- [DATASET CONTENT]
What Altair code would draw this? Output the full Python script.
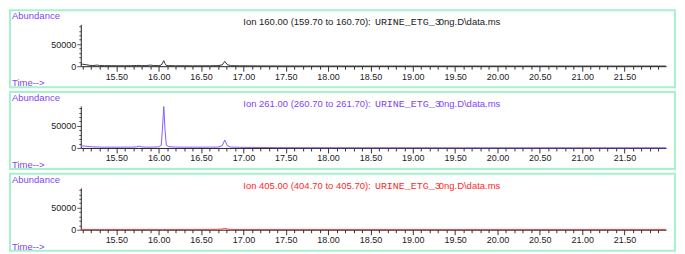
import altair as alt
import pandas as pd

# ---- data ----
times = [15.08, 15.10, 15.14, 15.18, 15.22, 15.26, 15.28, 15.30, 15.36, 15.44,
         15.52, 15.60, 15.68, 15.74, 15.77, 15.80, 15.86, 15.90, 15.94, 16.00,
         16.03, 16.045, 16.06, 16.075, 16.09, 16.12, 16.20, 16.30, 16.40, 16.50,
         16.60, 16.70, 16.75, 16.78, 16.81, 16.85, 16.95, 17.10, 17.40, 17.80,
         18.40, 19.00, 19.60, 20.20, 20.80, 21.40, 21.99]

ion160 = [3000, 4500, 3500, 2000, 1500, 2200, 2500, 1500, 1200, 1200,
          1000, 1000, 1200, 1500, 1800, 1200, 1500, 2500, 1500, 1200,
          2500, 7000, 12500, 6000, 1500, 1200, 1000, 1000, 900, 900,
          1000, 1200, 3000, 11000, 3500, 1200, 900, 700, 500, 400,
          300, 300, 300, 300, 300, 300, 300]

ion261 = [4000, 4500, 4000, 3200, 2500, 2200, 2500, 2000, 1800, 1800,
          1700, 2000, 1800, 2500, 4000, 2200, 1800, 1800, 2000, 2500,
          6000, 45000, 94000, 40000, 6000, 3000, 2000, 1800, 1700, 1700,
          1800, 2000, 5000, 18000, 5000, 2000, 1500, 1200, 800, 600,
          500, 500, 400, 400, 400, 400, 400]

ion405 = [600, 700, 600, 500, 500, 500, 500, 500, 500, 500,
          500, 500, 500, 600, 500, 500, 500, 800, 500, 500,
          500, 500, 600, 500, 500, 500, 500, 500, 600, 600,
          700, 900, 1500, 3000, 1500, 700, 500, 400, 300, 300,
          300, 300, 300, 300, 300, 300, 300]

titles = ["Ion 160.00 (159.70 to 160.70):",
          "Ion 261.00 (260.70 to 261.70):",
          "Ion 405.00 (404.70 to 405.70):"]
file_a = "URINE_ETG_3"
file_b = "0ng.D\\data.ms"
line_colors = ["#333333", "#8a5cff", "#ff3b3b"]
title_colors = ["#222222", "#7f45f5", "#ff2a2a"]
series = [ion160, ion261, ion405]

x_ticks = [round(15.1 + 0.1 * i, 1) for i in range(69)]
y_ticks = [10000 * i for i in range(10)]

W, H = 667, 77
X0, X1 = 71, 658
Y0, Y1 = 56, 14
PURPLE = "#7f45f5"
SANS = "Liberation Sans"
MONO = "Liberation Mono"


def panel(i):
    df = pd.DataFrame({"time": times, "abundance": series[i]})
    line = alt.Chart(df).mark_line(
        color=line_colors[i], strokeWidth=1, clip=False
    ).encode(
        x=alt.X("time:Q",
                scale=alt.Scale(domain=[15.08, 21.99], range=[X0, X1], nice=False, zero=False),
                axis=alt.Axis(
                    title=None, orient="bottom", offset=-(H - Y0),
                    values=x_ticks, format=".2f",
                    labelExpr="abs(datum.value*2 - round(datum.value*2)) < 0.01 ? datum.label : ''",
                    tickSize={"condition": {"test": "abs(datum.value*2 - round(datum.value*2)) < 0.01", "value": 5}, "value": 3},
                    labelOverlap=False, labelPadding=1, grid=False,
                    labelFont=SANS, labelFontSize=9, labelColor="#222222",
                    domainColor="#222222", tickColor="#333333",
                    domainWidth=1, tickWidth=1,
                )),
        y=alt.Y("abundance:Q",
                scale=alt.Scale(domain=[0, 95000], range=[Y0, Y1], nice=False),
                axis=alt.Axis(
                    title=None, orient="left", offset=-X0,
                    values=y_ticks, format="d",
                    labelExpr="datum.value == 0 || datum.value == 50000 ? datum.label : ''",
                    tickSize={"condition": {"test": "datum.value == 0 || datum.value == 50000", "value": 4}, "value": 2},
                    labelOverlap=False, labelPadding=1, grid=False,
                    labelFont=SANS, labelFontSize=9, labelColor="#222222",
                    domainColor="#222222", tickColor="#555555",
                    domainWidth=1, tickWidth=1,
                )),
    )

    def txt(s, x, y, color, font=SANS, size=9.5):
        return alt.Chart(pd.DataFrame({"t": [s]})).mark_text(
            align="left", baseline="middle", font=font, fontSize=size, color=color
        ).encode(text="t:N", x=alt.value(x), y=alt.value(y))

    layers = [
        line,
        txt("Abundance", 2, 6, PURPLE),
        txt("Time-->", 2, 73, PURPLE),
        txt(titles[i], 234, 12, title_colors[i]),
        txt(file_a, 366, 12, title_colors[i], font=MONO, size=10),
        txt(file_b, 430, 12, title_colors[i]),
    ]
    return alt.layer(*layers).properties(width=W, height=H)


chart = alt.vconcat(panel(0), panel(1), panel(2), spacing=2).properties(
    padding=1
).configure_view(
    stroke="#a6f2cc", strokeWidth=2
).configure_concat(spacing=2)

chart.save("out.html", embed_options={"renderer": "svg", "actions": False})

- [WORK TO DO]
Only lines belong in the copy: transcribe those from the start of the data through the line that contains "18.40, 19.00, 19.60, 20.20, 20.80, 21.40, 21.99]", and skip the pictures.

- [WRITTEN ANSWER]
What Altair code would draw this? Output the full Python script.
import altair as alt
import pandas as pd

# ---- data ----
times = [15.08, 15.10, 15.14, 15.18, 15.22, 15.26, 15.28, 15.30, 15.36, 15.44,
         15.52, 15.60, 15.68, 15.74, 15.77, 15.80, 15.86, 15.90, 15.94, 16.00,
         16.03, 16.045, 16.06, 16.075, 16.09, 16.12, 16.20, 16.30, 16.40, 16.50,
         16.60, 16.70, 16.75, 16.78, 16.81, 16.85, 16.95, 17.10, 17.40, 17.80,
         18.40, 19.00, 19.60, 20.20, 20.80, 21.40, 21.99]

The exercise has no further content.